Task to carry out: Exclude the pictures and reproduce the remaining data exactly as written.

Source excerpt:
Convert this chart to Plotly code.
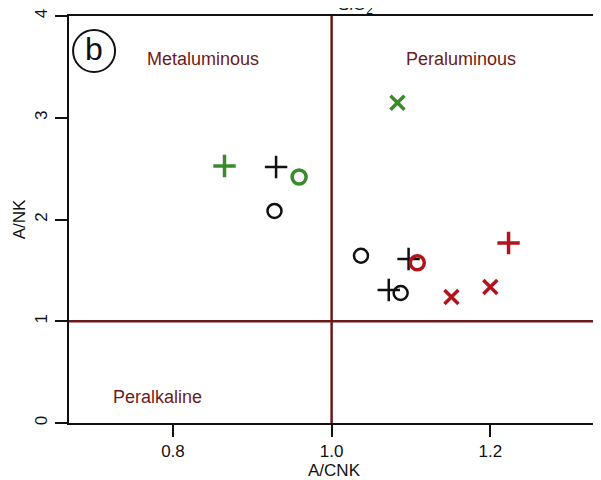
import plotly.graph_objects as go

# ---- data ----
black_plus_x = [0.930, 1.097, 1.072]
black_plus_y = [2.516, 1.612, 1.307]
black_circle_x = [0.928, 1.037, 1.087]
black_circle_y = [2.084, 1.644, 1.278]
green_plus_x = [0.865]
green_plus_y = [2.526]
green_circle_x = [0.959]
green_circle_y = [2.418]
green_x_x = [1.083]
green_x_y = [3.148]
red_plus_x = [1.223]
red_plus_y = [1.769]
red_circle_x = [1.108]
red_circle_y = [1.575]
red_x_x = [1.151, 1.200]
red_x_y = [1.238, 1.337]

x_ticks = [0.8, 1.0, 1.2]
x_tick_labels = ["0.8", "1.0", "1.2"]
y_ticks = [0, 1, 2, 3, 4]
y_tick_labels = ["0", "1", "2", "3", "4"]

region_labels = ["Metaluminous", "Peraluminous", "Peralkaline"]
region_x = [0.838, 1.1635, 0.780]
region_y = [3.577, 3.577, 0.256]

BLACK = "#111111"
GREEN = "#3A8A2C"
RED = "#B3141C"
DARKRED = "#6E1A1A"
FONT = "Liberation Sans, Arial, sans-serif"

fig = go.Figure()


def add(xs, ys, symbol, color, size, lw):
    fig.add_trace(go.Scatter(
        x=xs, y=ys, mode="markers",
        marker=dict(symbol=symbol, size=size, color=color,
                    line=dict(color=color, width=lw)),
        showlegend=False, hoverinfo="skip"))


add(black_plus_x, black_plus_y, "cross-thin-open", BLACK, 16, 2.5)
add(black_circle_x, black_circle_y, "circle-open", BLACK, 14, 2.5)
add(green_plus_x, green_plus_y, "cross-thin-open", GREEN, 16, 3.5)
add(green_circle_x, green_circle_y, "circle-open", GREEN, 14, 3.5)
add(green_x_x, green_x_y, "x-thin-open", GREEN, 14, 3.5)
add(red_plus_x, red_plus_y, "cross-thin-open", RED, 16, 3.5)
add(red_circle_x, red_circle_y, "circle-open", RED, 14, 3.5)
add(red_x_x, red_x_y, "x-thin-open", RED, 14, 3.5)

x_range = [0.669, 1.337]
y_range = [0, 4]

# reference lines
fig.add_shape(type="line", x0=1.0, x1=1.0, y0=y_range[0], y1=y_range[1],
              xref="x", yref="y", line=dict(color=DARKRED, width=2.5), layer="below")
fig.add_shape(type="line", x0=x_range[0], x1=x_range[1], y0=1, y1=1,
              xref="x", yref="y", line=dict(color=DARKRED, width=2.5), layer="below")

# circled "b"
fig.add_shape(type="circle", xref="x", yref="y", xsizemode="pixel", ysizemode="pixel",
              xanchor=0.7006, yanchor=3.656, x0=-21, x1=21, y0=-21, y1=21,
              line=dict(color=BLACK, width=2))
fig.add_annotation(x=0.7006, y=3.656, xref="x", yref="y", text="b", showarrow=False,
                   font=dict(family=FONT, size=32, color=BLACK), yshift=2)

for t, x, y in zip(region_labels, region_x, region_y):
    fig.add_annotation(x=x, y=y, xref="x", yref="y", text=t, showarrow=False,
                       font=dict(family=FONT, size=18, color=DARKRED))

# clipped top title
fig.add_annotation(x=0.54, xref="paper", y=1, yref="paper", text="SiO<sub>2</sub>",
                   showarrow=False, yanchor="bottom", yshift=-3,
                   font=dict(family=FONT, size=17, color=BLACK))

fig.update_layout(
    width=593, height=472,
    margin=dict(l=61, r=2, t=8, b=57),
    plot_bgcolor="white", paper_bgcolor="white",
    font=dict(family=FONT, size=17, color=BLACK),
    xaxis=dict(range=x_range, tickvals=x_ticks, ticktext=x_tick_labels,
               showgrid=False, zeroline=False, showline=True, mirror=True,
               linecolor=BLACK, linewidth=2, ticks="outside", ticklen=12,
               tickwidth=2, tickcolor=BLACK, tickfont=dict(size=17),
               automargin=False,
               title=dict(text="A/CNK", font=dict(size=17), standoff=0)),
    yaxis=dict(range=y_range, tickvals=y_ticks, ticktext=y_tick_labels,
               showgrid=False, zeroline=False, showline=True, mirror=True,
               linecolor=BLACK, linewidth=2, ticks="outside", ticklen=12,
               tickwidth=2, tickcolor=BLACK, tickangle=-90, tickfont=dict(size=17),
               automargin=False, ticklabelstandoff=1,
               title=dict(text="A/NK", font=dict(size=17), standoff=2)),
)

fig.write_html("out.html")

Expected output:
Convert this chart to Plotly code.
import plotly.graph_objects as go

# ---- data ----
black_plus_x = [0.930, 1.097, 1.072]
black_plus_y = [2.516, 1.612, 1.307]
black_circle_x = [0.928, 1.037, 1.087]
black_circle_y = [2.084, 1.644, 1.278]
green_plus_x = [0.865]
green_plus_y = [2.526]
green_circle_x = [0.959]
green_circle_y = [2.418]
green_x_x = [1.083]
green_x_y = [3.148]
red_plus_x = [1.223]
red_plus_y = [1.769]
red_circle_x = [1.108]
red_circle_y = [1.575]
red_x_x = [1.151, 1.200]
red_x_y = [1.238, 1.337]

x_ticks = [0.8, 1.0, 1.2]
x_tick_labels = ["0.8", "1.0", "1.2"]
y_ticks = [0, 1, 2, 3, 4]
y_tick_labels = ["0", "1", "2", "3", "4"]

region_labels = ["Metaluminous", "Peraluminous", "Peralkaline"]
region_x = [0.838, 1.1635, 0.780]
region_y = [3.577, 3.577, 0.256]

BLACK = "#111111"
GREEN = "#3A8A2C"
RED = "#B3141C"
DARKRED = "#6E1A1A"
FONT = "Liberation Sans, Arial, sans-serif"

fig = go.Figure()


def add(xs, ys, symbol, color, size, lw):
    fig.add_trace(go.Scatter(
        x=xs, y=ys, mode="markers",
        marker=dict(symbol=symbol, size=size, color=color,
                    line=dict(color=color, width=lw)),
        showlegend=False, hoverinfo="skip"))


add(black_plus_x, black_plus_y, "cross-thin-open", BLACK, 16, 2.5)
add(black_circle_x, black_circle_y, "circle-open", BLACK, 14, 2.5)
add(green_plus_x, green_plus_y, "cross-thin-open", GREEN, 16, 3.5)
add(green_circle_x, green_circle_y, "circle-open", GREEN, 14, 3.5)
add(green_x_x, green_x_y, "x-thin-open", GREEN, 14, 3.5)
add(red_plus_x, red_plus_y, "cross-thin-open", RED, 16, 3.5)
add(red_circle_x, red_circle_y, "circle-open", RED, 14, 3.5)
add(red_x_x, red_x_y, "x-thin-open", RED, 14, 3.5)

x_range = [0.669, 1.337]
y_range = [0, 4]

# reference lines
fig.add_shape(type="line", x0=1.0, x1=1.0, y0=y_range[0], y1=y_range[1],
              xref="x", yref="y", line=dict(color=DARKRED, width=2.5), layer="below")
fig.add_shape(type="line", x0=x_range[0], x1=x_range[1], y0=1, y1=1,
              xref="x", yref="y", line=dict(color=DARKRED, width=2.5), layer="below")

# circled "b"
fig.add_shape(type="circle", xref="x", yref="y", xsizemode="pixel", ysizemode="pixel",
              xanchor=0.7006, yanchor=3.656, x0=-21, x1=21, y0=-21, y1=21,
              line=dict(color=BLACK, width=2))
fig.add_annotation(x=0.7006, y=3.656, xref="x", yref="y", text="b", showarrow=False,
                   font=dict(family=FONT, size=32, color=BLACK), yshift=2)

for t, x, y in zip(region_labels, region_x, region_y):
    fig.add_annotation(x=x, y=y, xref="x", yref="y", text=t, showarrow=False,
                       font=dict(family=FONT, size=18, color=DARKRED))

# clipped top title
fig.add_annotation(x=0.54, xref="paper", y=1, yref="paper", text="SiO<sub>2</sub>",
                   showarrow=False, yanchor="bottom", yshift=-3,
                   font=dict(family=FONT, size=17, color=BLACK))

fig.update_layout(
    width=593, height=472,
    margin=dict(l=61, r=2, t=8, b=57),
    plot_bgcolor="white", paper_bgcolor="white",
    font=dict(family=FONT, size=17, color=BLACK),
    xaxis=dict(range=x_range, tickvals=x_ticks, ticktext=x_tick_labels,
               showgrid=False, zeroline=False, showline=True, mirror=True,
               linecolor=BLACK, linewidth=2, ticks="outside", ticklen=12,
               tickwidth=2, tickcolor=BLACK, tickfont=dict(size=17),
               automargin=False,
               title=dict(text="A/CNK", font=dict(size=17), standoff=0)),
    yaxis=dict(range=y_range, tickvals=y_ticks, ticktext=y_tick_labels,
               showgrid=False, zeroline=False, showline=True, mirror=True,
               linecolor=BLACK, linewidth=2, ticks="outside", ticklen=12,
               tickwidth=2, tickcolor=BLACK, tickangle=-90, tickfont=dict(size=17),
               automargin=False, ticklabelstandoff=1,
               title=dict(text="A/NK", font=dict(size=17), standoff=2)),
)

fig.write_html("out.html")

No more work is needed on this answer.